Having just published a book called “Choosing Courage” (HBR Press, 2021), you’d think I’d be in favor of encouraging courage within an organization. Certainly, I’m all for more courageous action when it’s ourselves we’re talking about. We all have just one shot at being our best selves and making our greatest possible mark on the world through our work.
The Problem With Encouraging Courage
For leaders, especially those with significant control over an organization’s policies, practices and cultural norms, I suggest rethinking the “encourage courage” mantra. In a healthy or laudable organization, do employees need to routinely accept significant risk just to do important parts of their job? For example, should employees have to risk economic, social or psychological harm to tell their boss or other leaders the truth about strategic, operational or interpersonal issues? Or to make a tough decision that colleagues or clients aren’t going to like but that defends important principles?
When leaders encourage courage without addressing the underlying reasons for people’s fear, they’re essentially telling them, “You’re right; it’s not safe, but I need you to ignore that. Buck up, and act courageously anyway.” To tell the people below you to be more courageous without also doing everything you can to change the conditions that make key behaviors feel risky is to displace responsibility onto people with less power.
Fostering Psychological Safety
So, when I hear leaders lamenting that “no one around here has enough courage,” I implore them to investigate why everybody needs so much courage to work in their unit or organization and then to get serious about change. I encourage them to focus their efforts on decreasing others’ perceived need for courage, which involves creating what Harvard Business School professor Amy Edmondson has described as “psychological safety” — the belief that one won’t be punished or humiliated for engaging in behaviors that help the organization learn, even if things don’t turn out perfectly or feelings are hurt along the way.

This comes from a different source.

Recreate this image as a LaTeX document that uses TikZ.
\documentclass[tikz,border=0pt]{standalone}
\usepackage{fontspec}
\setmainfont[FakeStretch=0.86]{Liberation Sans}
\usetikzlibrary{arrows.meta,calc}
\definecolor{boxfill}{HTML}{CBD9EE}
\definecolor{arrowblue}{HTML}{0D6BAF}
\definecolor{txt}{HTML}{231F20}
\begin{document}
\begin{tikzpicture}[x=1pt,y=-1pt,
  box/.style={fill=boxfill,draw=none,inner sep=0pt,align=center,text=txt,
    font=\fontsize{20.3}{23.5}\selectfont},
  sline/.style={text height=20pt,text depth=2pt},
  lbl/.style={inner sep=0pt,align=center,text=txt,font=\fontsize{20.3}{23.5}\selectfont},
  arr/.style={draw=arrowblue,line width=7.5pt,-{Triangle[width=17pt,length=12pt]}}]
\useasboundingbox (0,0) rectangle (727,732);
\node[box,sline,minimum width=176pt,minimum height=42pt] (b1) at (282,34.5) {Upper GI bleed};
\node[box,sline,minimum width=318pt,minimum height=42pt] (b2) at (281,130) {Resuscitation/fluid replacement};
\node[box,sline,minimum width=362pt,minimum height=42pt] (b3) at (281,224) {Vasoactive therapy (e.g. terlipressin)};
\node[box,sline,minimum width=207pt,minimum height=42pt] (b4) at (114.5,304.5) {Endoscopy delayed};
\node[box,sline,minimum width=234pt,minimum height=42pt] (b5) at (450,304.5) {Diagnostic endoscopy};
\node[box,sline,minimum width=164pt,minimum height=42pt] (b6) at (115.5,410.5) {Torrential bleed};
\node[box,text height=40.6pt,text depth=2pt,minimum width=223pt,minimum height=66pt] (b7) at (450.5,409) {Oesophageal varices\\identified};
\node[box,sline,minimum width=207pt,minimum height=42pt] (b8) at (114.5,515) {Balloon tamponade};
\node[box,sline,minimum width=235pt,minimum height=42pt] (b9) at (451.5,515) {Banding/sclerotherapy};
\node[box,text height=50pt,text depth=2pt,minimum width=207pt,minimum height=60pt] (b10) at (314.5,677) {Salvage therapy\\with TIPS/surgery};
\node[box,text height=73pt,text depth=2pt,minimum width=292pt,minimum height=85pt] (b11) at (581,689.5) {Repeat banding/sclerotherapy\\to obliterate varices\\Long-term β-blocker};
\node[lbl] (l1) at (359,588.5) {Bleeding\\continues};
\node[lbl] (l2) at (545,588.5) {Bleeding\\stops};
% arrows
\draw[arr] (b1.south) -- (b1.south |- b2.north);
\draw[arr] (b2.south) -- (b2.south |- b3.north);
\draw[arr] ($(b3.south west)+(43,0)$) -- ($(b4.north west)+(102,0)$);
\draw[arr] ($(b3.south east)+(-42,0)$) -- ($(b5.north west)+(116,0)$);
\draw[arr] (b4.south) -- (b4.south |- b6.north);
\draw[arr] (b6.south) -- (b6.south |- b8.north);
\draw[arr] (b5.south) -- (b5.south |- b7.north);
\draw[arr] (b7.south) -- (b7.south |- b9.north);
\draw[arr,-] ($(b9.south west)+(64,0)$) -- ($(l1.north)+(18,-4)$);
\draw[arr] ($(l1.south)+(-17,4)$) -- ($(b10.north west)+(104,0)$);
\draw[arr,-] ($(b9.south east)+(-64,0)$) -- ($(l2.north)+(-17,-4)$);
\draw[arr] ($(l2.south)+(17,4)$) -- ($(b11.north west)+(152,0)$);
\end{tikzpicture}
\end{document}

For example, rather than focusing training primarily on how employees can speak up more effectively, it’s also worth training managers on how to receive and respond to feedback more constructively — and then holding them accountable for doing so. Rather than pressuring employees to step out of their comfort zone, it’s better to redesign evaluation and reward systems that convince people it’s easier to move ahead by trying new things than by playing it safe.
Walking the Walk
Perhaps most importantly, leaders who want to see more courage in others would be well served to be sure they’re seen as courageous — or just routinely willing to do the right thing, even when it’s difficult — themselves. People pay attention to power. They see the people above them as “embodiments of the organization,” the living illustrations of what the organization values and is like. As a result, the best way to encourage courage without saying a word is to model it.

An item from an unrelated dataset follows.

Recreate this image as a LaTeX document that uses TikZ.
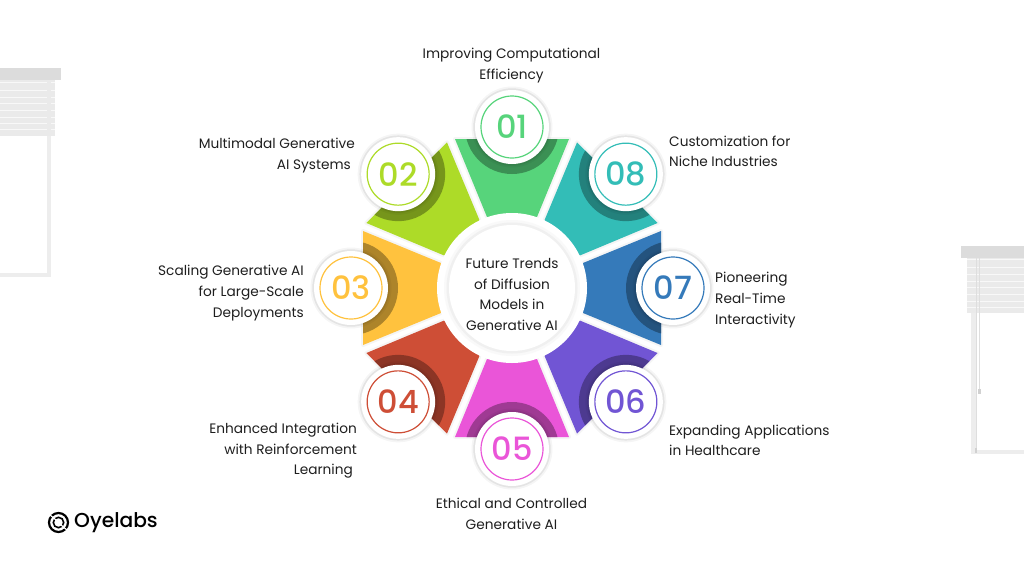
\documentclass[tikz,border=0pt]{standalone}
\usepackage{fontspec}
\setmainfont{Poppins}
\newfontfamily\numfont{Poppins Medium}
\definecolor{c1}{HTML}{57D47B}\definecolor{c2}{HTML}{ADDB28}\definecolor{c3}{HTML}{FFC23E}\definecolor{c4}{HTML}{CE4E36}
\definecolor{c5}{HTML}{EA55D8}\definecolor{c6}{HTML}{7155D4}\definecolor{c7}{HTML}{357ABA}\definecolor{c8}{HTML}{33BDB7}
\definecolor{txt}{HTML}{1E1E1E}
\definecolor{blindcap}{HTML}{DCDCDC}\definecolor{blindslat}{HTML}{EAEAEA}\definecolor{blindframe}{HTML}{EDEDED}
\tikzset{
  lbl/.style={inner sep=0pt,text=txt,font=\fontsize{13.7}{20.9}\selectfont},
  badge/.style={circle,fill=white,inner sep=0pt,minimum size=74pt},
  numring/.style={circle,draw=#1,line width=1.2pt,text=#1,fill=white,inner sep=0pt,minimum size=62pt,font=\numfont\fontsize{32}{32}\selectfont},
}
\begin{document}
\begin{tikzpicture}[x=1pt,y=-1pt]
\useasboundingbox (0,0) rectangle (1024,576);
% left window
\fill[blindframe] (47,80) rectangle (51,277);
\fill[blindframe] (0,273) rectangle (51,277);
\fill[blindslat] (0,80) rectangle (55,136);
\foreach \y in {82,90,97,103,110,117,123,129}{
  \fill[white,opacity=.7] (0,\y) rectangle (47,\y+0.9);
  \fill[white,opacity=.7] (51,\y) rectangle (55,\y+0.9);
}
\fill[blindcap] (0,68) rectangle (61,80);
% right window
\fill[blindframe] (971,258) rectangle (976,454);
\fill[blindframe] (971,450) rectangle (1024,454);
\fill[blindslat] (967,258) rectangle (1024,313);
\foreach \y in {259,267,274,281,287,294,301,307}{
  \fill[white,opacity=.7] (967,\y) rectangle (1024,\y+0.9);
}
\fill[black!13] (975.5,258) rectangle (976.3,450);
\fill[black!13] (979,258) rectangle (980,390);
\fill[black!18] (978.2,389) rectangle (980.8,393.5);
\fill[black!18] (974.6,448) rectangle (977.2,453);
\fill[blindcap] (961,246) rectangle (1024,258);
% segments
\foreach \i/\c in {1/c1,2/c2,3/c3,4/c4,5/c5,6/c6,7/c7,8/c8}{
  \begin{scope}[shift={(512,288)},rotate={45*(\i-1)}]
    \draw[black!4,line width=4pt,line join=round] (-57,-149)--(57,-149)--(25,-71)--(-25,-71)--cycle;
    \fill[\c] (-57,-149)--(57,-149)--(25,-71)--(-25,-71)--cycle;
    \begin{scope}
      \clip (-57,-149)--(57,-149)--(25,-71)--(-25,-71)--cycle;
      \fill[\c!68!black] (0,-161) circle[radius=47pt];
    \end{scope}
  \end{scope}
}
% centre disc
\fill[white] (512,288) circle[radius=75pt];
\fill[black!2.5] (512,288) circle[radius=68pt];
\fill[black!6] (512,288) circle[radius=65.5pt];
\node[circle,fill=white,inner sep=0pt,minimum size=126pt] (hub) at (512,288) {};
\node[lbl,align=center] (hubtext) at (512,294.5) {Future Trends\\of Diffusion\\Models in\\Generative AI};
% badges
\foreach \i/\c/\n in {1/c1/01,2/c2/02,3/c3/03,4/c4/04,5/c5/05,6/c6/06,7/c7/07,8/c8/08}{
  \begin{scope}[shift={(512,288)},rotate={45*(\i-1)}]
    \fill[black,opacity=.04] (0,-161) circle[radius=40.5pt];
    \fill[black,opacity=.07] (0,-161) circle[radius=38.7pt];
    \node[badge] (b\n) at (0,-161) {};
    \node[numring=\c] (n\n) at (0,-161) {\n};
  \end{scope}
}
% labels
\node[lbl,align=center] (t1) at (511.5,65.7) {Improving Computational\\Efficiency};
\node[lbl,align=right,anchor=east] (t2) at (355,155.7) {Multimodal Generative\\AI Systems\hspace*{4pt}};
\node[lbl,align=right,anchor=east] (t3) at (304,292.7) {Scaling Generative AI\\for Large-Scale\\Deployments};
\node[lbl,align=right,anchor=east] (t4) at (357,450.7) {Enhanced Integration\\with Reinforcement\\Learning\hspace*{4pt}};
\node[lbl,align=center] (t5) at (511.5,513.7) {Ethical and Controlled\\Generative AI};
\node[lbl,align=left,anchor=west] (t6) at (669,440.3) {Expanding Applications\\in Healthcare};
\node[lbl,align=left,anchor=west] (t7) at (715,299.7) {Pioneering\\Real-Time\\Interactivity};
\node[lbl,align=left,anchor=west] (t8) at (669,151.3) {Customization for\\Niche Industries};
% logo
\draw[black,line width=2.2pt] (58.5,522.5) circle[radius=9.5pt];
\draw[black,line width=1.6pt] (58.5,522.5) circle[radius=5.2pt];
\draw[white,line width=1.2pt] (50,515) -- (56,520);
\draw[white,line width=1.2pt] (67,530) -- (61,525);
\node[inner sep=0pt,anchor=west,text=black,font=\numfont\fontsize{20.2}{24}\selectfont] (logo) at (74,522.5) {Oyelabs};
\end{tikzpicture}
\end{document}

If people with more power or status don’t do the hard things — tell their own boss the truth about problems, take prudent risks to defend and promote others, or put their foot down when they know something is wrong — the message is all too clear: “Courage may be given lip service, but it isn’t actually expected or rewarded around here.” It won’t matter if leaders say they want others to be courageous because, as Ralph Waldo Emerson once wrote, what they do will speak so loudly that no one will hear them.

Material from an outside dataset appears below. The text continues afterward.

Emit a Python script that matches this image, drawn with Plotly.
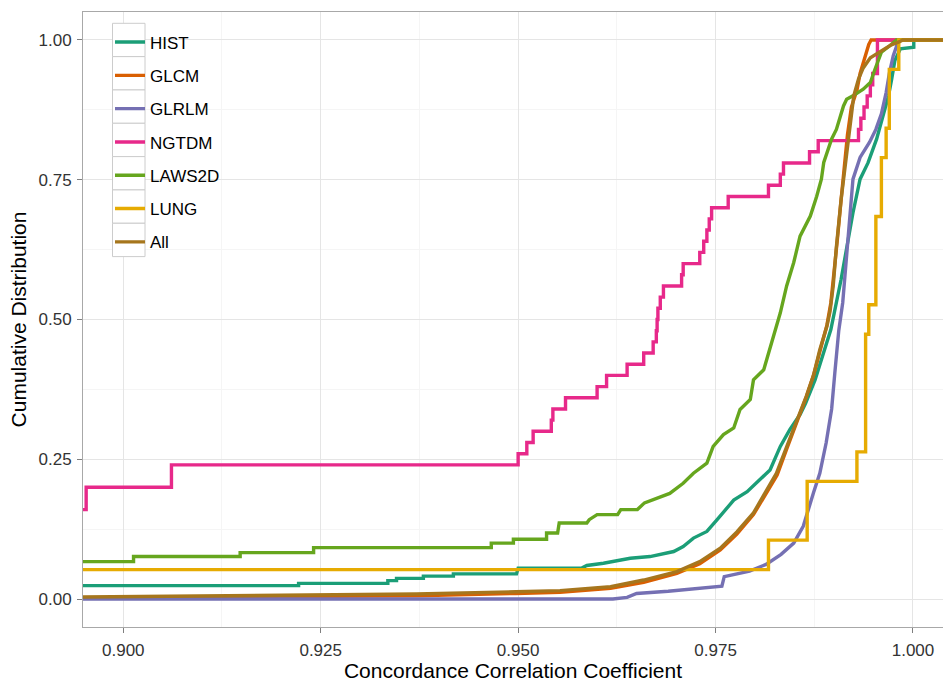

Facing Risk in the Workplace
Take the issue of inclusion: the tall task of ensuring that all members in an organization feel like they are truly and equally welcomed — that they belong, are safe and can expect to be treated equitably and with respect. Just about every leader I meet today says that he or she supports this notion and expects people in the organization to behave inclusively. Yet, when I run simulations in which trained actors level microaggressions at each other during a 10- to 15-minute experience, most of the participants (who come from all types of organizations and industries) don’t respond. When we debrief, and I ask why they stayed silent, the most common response — by far — is, “Because confronting it would have been ugly and probably derailed the meeting.”
Remember, this is a simulation with actors the participants had never met. If they believe that pushing back against the microaggressions was risky and would go poorly, they brought that belief to the situation from their own experiences. This response suggests that they haven’t seen microaggressions routinely called out by their own leaders. It means that rather than seeing their leaders respond with gratitude and remorse when taught to see their inadvertent microaggressions, they mostly don’t. It means they’ve learned it’s not safe to address microaggressions.
And so, it means that the naming and productive handling of microaggressions when they occur — something that’s important to having an inclusive workplace — continues to feel too risky and, thus, happens too infrequently. This situation won’t be changed by encouraging others to accept more risk just because inclusivity is now a key objective. It will be changed by leaders who are courageous enough to change themselves before asking others to, by leaders who routinely model, recognize and reward the behavior they want to see, and by leaders who hold themselves, above all others, accountable.